Marriage gets buried under wedding aesthetics and hot-take advice, and the Bible cuts under all of it to something older and heavier. It calls marriage a covenant, not a contract, and dares to make it a picture of Christ and the church. This plan reads marriage in context, where love is defined less as a feeling than as a way of treating a person, day after day, especially when the feeling is thin.
Day 1The main text· Narrative
Genesis 2:18-25Setting. The opening chapters of the Bible, where God looks at the one thing in a good creation that is "not good": the man is alone.
Sit with the passage, then read on.
Bridge. "It is not good that the man should be alone." Marriage begins as God's answer to a loneliness he named first. "They shall become one flesh" is covenant language, a joining meant to be as hard to tear as your own body. The foundation is not romance. It is union, and the belonging that comes before any of the roles get debated.
Day 2The main text· Epistle
Ephesians 5:21-33Setting. Paul, writing about how Christians submit to one another, turns to husbands and wives.
Sit with the passage, then read on.
Bridge. Read verse 21 first, because it frames everything after: "submitting to one another out of reverence for Christ." Then the weight lands hardest on the husband, told to love "as Christ loved the church and gave himself up for her." Faithful Christians read the specific roles here differently, and this plan will not settle that for you. What the text will not let anyone dodge is the standard: self-giving, cross-shaped love aimed at the other's good.
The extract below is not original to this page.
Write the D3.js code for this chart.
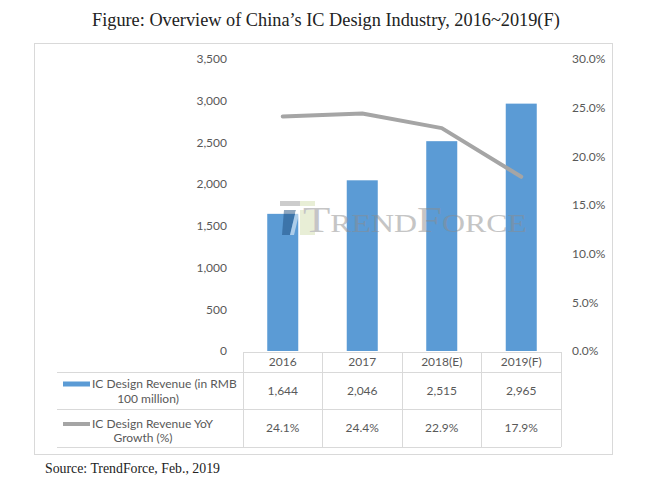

Day 3An echo elsewhere· Epistle
1 Corinthians 13:4-7Setting. Paul's famous description of love, written not for weddings but to a church that was fracturing.
Sit with the passage, then read on.
Bridge. Read it back into its real setting: a divisive, proud congregation, not a ceremony. That is what makes it useful for marriage. "Love is patient, love is kind, love does not insist on its own way." Every line is love as behavior, not emotion, which is exactly the love a marriage needs on the days the feeling has gone quiet.